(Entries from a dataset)
# # # # #
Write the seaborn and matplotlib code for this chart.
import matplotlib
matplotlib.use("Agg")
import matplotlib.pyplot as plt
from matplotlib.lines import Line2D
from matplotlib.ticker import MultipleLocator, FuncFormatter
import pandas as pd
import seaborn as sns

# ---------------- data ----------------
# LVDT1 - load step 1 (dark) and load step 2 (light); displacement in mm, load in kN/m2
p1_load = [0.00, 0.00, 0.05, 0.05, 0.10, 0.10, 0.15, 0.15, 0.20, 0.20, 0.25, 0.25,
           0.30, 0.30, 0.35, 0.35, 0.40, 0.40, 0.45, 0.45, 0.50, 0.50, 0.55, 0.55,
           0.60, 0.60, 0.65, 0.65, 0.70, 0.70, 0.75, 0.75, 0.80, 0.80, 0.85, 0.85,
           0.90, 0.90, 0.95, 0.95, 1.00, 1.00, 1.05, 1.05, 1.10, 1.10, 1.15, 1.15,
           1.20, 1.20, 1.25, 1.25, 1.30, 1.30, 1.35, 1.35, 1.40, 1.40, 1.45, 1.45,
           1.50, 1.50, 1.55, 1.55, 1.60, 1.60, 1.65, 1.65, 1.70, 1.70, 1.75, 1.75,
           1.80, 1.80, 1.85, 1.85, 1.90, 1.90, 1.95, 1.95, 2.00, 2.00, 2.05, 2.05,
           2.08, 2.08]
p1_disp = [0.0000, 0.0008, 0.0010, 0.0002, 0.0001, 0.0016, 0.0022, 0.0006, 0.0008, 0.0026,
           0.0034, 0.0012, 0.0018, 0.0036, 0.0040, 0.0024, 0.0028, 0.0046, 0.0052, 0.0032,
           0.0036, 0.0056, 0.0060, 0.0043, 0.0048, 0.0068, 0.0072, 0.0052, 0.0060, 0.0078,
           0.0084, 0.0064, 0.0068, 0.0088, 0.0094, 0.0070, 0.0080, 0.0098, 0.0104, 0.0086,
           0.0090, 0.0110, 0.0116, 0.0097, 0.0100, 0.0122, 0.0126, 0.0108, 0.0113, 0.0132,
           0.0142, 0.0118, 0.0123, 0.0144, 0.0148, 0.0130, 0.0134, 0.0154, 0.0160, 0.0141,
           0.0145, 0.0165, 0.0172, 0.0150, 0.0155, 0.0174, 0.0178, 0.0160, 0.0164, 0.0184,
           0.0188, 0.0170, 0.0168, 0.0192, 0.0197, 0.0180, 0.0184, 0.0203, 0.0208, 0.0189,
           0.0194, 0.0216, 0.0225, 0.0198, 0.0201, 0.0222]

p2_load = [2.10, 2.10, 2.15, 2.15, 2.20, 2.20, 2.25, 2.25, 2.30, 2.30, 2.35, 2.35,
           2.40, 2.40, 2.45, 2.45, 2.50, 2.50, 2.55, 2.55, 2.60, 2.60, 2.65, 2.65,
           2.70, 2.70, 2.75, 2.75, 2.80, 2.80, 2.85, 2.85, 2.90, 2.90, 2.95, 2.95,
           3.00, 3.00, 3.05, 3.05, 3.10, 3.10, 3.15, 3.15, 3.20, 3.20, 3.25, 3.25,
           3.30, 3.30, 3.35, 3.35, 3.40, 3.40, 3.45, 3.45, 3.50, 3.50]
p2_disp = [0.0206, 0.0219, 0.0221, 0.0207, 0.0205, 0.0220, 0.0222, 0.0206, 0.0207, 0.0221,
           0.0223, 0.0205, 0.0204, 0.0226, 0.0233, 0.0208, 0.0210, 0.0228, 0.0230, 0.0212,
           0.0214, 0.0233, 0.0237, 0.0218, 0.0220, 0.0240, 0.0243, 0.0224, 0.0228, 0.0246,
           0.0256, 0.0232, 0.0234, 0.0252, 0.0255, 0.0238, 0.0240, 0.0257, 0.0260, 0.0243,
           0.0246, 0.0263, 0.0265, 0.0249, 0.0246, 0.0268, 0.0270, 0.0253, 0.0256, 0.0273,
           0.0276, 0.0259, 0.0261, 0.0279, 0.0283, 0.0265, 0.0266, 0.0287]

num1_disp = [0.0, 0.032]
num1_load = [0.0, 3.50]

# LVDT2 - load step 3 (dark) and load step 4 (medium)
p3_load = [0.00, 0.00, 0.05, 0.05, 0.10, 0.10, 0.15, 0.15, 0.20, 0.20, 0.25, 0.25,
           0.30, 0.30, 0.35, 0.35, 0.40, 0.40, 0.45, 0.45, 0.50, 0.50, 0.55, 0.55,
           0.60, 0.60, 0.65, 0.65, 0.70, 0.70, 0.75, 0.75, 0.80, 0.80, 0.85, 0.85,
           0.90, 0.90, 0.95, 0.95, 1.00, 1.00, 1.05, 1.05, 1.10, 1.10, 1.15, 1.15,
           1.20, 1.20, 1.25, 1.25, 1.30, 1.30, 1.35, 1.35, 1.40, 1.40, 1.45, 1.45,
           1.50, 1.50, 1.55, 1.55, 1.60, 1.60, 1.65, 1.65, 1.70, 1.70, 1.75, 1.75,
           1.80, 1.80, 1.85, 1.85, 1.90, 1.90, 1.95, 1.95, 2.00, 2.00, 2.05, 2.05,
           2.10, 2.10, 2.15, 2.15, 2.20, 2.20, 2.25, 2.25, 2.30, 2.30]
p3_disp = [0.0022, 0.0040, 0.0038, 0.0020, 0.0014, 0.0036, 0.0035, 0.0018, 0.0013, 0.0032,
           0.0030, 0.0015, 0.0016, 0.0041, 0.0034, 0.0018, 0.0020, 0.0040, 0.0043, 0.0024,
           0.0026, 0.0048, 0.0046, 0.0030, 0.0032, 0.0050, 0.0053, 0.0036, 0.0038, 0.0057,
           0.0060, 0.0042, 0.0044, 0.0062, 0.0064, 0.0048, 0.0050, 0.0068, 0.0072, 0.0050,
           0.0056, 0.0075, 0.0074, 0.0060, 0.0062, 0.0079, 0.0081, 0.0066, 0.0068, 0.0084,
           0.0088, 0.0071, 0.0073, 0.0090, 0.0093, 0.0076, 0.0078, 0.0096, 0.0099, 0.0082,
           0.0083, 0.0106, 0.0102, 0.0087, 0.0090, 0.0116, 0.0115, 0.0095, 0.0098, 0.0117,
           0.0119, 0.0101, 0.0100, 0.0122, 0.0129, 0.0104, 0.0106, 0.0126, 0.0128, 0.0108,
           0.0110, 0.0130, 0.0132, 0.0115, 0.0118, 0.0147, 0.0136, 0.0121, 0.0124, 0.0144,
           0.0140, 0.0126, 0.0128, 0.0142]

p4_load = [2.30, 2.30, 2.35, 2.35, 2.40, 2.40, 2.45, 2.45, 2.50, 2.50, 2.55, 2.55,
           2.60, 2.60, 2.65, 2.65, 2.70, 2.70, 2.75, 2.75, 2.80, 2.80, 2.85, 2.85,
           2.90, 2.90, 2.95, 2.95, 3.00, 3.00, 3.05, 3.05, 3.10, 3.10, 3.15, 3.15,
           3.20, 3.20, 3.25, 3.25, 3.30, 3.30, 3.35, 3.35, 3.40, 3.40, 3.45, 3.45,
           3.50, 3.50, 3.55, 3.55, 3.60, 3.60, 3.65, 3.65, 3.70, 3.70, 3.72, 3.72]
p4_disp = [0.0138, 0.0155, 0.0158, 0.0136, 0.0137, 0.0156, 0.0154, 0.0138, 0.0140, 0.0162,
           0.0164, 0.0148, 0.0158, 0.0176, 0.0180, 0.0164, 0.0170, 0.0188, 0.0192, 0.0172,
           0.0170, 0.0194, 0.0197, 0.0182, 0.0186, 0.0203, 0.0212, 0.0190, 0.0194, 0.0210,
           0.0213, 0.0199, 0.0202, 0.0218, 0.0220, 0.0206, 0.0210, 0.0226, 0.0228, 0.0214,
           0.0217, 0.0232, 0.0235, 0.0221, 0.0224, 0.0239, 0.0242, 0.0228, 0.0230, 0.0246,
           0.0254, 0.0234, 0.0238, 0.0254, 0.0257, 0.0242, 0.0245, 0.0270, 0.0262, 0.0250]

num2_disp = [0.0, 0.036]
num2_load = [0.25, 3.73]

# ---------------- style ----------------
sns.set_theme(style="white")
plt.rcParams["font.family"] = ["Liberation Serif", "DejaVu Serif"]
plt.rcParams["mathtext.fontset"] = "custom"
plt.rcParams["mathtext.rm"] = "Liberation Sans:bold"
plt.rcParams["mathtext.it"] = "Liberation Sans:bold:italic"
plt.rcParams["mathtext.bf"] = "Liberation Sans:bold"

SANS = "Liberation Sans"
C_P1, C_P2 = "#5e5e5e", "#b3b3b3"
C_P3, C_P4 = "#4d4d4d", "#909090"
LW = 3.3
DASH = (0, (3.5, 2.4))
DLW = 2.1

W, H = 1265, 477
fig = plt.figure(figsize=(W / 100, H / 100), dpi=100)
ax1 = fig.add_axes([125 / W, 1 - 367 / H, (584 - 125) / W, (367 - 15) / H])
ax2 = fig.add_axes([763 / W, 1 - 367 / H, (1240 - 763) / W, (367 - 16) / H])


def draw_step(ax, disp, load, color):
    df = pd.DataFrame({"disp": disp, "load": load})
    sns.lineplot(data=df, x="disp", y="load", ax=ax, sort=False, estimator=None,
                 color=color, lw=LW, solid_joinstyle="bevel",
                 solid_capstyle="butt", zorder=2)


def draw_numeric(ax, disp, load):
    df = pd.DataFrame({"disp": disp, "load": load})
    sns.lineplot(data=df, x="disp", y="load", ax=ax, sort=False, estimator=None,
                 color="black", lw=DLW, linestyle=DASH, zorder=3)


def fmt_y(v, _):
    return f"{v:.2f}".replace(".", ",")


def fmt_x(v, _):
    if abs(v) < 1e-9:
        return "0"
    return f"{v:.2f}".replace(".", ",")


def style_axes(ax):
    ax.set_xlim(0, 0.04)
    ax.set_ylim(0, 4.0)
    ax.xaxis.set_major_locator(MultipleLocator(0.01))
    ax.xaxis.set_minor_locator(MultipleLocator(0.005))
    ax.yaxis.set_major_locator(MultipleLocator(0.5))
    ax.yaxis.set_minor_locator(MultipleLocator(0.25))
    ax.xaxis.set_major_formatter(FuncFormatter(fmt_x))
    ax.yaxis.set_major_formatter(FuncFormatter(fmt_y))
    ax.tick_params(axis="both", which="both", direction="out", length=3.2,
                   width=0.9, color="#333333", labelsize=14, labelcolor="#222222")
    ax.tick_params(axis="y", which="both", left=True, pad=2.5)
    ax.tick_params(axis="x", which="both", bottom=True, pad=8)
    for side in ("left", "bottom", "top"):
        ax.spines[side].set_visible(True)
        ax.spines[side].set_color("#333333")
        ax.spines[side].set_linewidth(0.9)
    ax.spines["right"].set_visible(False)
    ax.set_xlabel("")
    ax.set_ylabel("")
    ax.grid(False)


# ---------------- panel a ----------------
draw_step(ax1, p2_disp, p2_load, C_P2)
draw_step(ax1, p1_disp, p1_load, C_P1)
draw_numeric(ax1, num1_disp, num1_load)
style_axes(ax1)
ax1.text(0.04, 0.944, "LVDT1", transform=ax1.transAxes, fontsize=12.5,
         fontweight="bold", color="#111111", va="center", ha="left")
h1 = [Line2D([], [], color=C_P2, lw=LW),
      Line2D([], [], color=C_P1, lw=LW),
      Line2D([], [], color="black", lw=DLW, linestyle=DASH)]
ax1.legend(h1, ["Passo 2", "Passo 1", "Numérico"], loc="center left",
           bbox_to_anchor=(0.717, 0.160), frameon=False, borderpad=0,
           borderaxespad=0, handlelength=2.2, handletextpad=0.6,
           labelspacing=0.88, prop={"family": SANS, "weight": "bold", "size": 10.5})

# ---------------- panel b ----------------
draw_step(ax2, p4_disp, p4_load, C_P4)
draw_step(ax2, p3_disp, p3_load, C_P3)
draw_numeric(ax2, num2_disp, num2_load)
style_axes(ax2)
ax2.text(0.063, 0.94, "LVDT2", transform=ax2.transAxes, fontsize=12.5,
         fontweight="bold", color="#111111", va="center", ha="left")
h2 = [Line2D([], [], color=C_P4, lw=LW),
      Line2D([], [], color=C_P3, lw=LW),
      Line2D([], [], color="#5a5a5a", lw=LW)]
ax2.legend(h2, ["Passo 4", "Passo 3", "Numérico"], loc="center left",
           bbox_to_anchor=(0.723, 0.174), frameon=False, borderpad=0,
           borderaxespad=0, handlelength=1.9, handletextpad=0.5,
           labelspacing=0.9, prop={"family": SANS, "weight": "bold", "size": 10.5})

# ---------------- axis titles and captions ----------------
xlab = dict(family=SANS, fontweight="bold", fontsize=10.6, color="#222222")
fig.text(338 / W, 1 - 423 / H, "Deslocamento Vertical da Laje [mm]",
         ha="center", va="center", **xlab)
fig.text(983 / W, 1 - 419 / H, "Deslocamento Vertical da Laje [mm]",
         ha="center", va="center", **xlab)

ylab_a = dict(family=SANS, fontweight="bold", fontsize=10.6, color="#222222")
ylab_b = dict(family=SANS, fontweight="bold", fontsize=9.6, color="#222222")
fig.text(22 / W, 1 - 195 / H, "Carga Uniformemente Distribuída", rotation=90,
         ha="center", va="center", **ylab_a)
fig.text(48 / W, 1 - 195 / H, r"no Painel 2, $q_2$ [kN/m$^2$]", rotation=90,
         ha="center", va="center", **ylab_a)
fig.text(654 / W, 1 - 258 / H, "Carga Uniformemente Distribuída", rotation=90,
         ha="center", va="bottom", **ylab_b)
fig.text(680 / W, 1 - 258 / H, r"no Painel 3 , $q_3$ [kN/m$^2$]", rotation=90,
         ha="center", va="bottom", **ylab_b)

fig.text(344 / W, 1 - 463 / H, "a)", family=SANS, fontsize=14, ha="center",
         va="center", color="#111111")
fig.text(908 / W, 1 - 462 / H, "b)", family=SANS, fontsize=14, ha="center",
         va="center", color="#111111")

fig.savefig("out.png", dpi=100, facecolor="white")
# # # # #
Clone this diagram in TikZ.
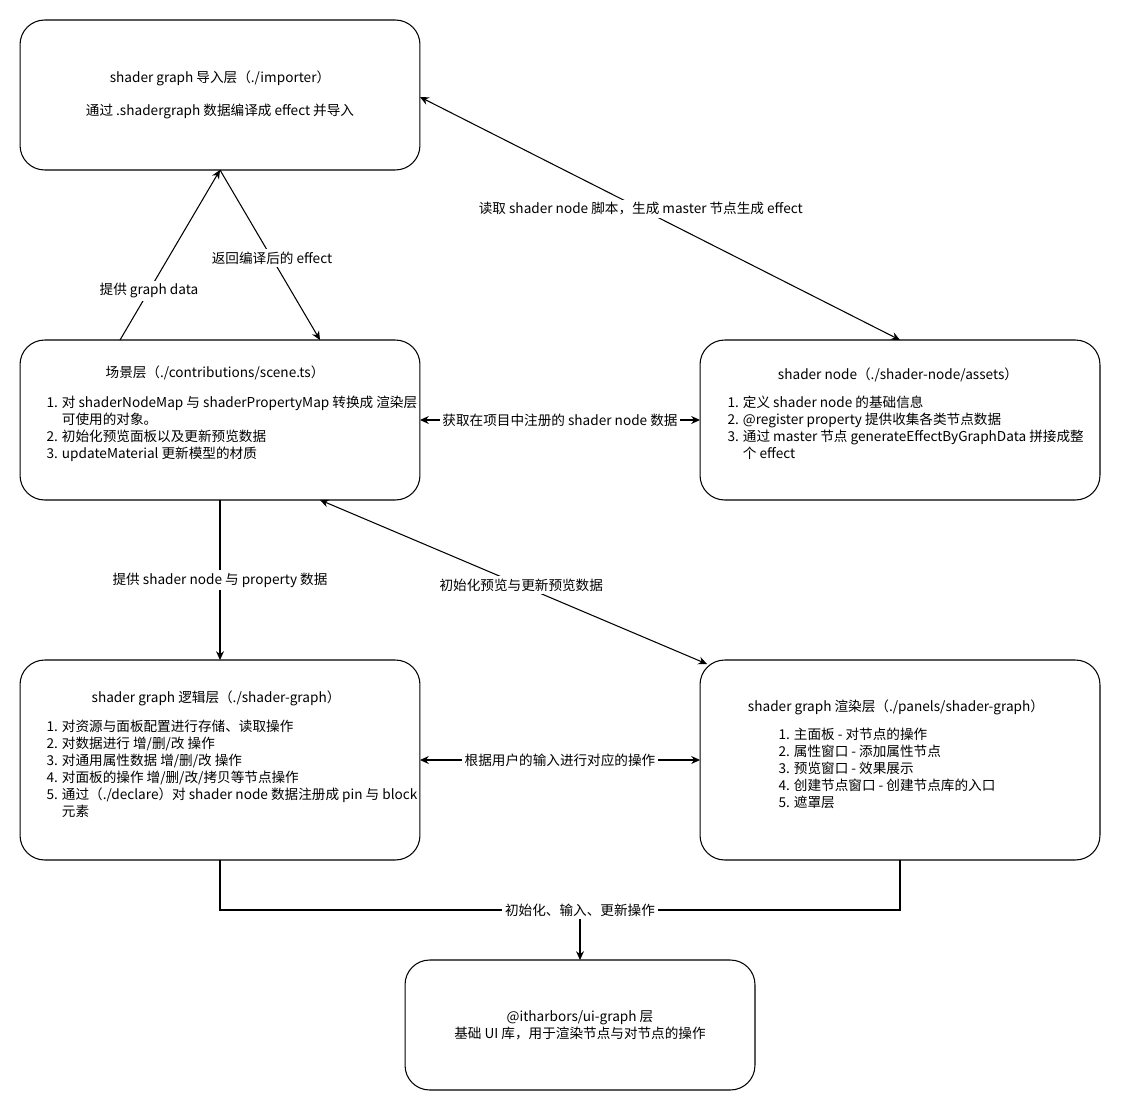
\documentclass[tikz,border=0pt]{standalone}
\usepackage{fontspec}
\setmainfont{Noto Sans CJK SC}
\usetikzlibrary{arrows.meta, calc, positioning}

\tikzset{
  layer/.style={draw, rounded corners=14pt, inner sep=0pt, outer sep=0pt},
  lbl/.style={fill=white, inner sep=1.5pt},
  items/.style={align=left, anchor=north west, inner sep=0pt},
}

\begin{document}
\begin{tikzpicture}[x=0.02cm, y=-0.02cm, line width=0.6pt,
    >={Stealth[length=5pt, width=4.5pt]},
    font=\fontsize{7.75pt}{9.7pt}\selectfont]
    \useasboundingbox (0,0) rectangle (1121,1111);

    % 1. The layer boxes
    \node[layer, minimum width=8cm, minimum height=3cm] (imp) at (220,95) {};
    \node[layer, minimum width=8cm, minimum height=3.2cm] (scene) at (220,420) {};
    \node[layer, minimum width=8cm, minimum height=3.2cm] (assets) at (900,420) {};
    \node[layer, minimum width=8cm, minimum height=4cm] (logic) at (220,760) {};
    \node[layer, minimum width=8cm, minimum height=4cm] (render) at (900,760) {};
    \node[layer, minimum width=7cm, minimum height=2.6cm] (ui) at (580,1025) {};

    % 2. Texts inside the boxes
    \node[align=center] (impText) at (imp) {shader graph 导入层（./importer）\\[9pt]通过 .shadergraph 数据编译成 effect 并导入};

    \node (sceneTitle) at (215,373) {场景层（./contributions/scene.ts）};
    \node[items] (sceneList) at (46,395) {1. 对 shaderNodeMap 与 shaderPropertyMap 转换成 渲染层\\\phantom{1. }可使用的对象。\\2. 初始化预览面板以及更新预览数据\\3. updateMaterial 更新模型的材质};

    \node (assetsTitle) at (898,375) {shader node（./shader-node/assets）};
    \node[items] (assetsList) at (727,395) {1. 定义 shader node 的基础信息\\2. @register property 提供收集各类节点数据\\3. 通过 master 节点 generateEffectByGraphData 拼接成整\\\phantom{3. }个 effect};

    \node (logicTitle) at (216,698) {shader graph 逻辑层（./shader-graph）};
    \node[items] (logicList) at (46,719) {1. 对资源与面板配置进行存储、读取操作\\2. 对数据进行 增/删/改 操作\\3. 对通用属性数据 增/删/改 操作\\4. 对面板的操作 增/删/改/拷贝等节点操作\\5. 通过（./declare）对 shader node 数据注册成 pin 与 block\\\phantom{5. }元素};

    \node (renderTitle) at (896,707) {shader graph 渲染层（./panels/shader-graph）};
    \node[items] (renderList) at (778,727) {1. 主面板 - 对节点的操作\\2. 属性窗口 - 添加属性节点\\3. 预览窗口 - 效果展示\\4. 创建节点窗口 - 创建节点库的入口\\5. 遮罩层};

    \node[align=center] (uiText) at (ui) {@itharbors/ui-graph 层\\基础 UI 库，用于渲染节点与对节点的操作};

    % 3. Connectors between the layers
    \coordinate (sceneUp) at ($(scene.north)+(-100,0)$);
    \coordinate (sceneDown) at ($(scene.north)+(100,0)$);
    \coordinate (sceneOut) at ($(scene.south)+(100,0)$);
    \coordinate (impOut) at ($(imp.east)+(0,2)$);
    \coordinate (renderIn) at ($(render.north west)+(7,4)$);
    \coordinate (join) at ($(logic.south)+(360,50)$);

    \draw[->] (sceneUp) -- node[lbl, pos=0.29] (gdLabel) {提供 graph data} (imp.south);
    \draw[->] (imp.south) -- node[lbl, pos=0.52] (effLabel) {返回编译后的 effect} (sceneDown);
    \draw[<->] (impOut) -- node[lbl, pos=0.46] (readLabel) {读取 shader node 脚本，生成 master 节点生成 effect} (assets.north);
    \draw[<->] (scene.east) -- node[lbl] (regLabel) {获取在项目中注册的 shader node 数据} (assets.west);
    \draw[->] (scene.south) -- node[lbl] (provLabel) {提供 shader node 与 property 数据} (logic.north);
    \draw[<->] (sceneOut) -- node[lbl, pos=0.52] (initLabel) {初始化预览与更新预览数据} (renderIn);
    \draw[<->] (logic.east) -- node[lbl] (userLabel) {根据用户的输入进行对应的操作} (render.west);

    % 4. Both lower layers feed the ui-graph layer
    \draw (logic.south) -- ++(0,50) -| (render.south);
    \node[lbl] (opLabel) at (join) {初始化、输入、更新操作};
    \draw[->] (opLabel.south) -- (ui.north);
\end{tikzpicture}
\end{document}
# # # # #
Write out word for word the lines above that run from the one with "Clone this diagram in TikZ." to the one with "(0,0) rectangle (1121,1111);". Include both end lines; exclude the images.

Clone this diagram in TikZ.
\documentclass[tikz,border=0pt]{standalone}
\usepackage{fontspec}
\setmainfont{Noto Sans CJK SC}
\usetikzlibrary{arrows.meta, calc, positioning}

\tikzset{
  layer/.style={draw, rounded corners=14pt, inner sep=0pt, outer sep=0pt},
  lbl/.style={fill=white, inner sep=1.5pt},
  items/.style={align=left, anchor=north west, inner sep=0pt},
}

\begin{document}
\begin{tikzpicture}[x=0.02cm, y=-0.02cm, line width=0.6pt,
    >={Stealth[length=5pt, width=4.5pt]},
    font=\fontsize{7.75pt}{9.7pt}\selectfont]
    \useasboundingbox (0,0) rectangle (1121,1111);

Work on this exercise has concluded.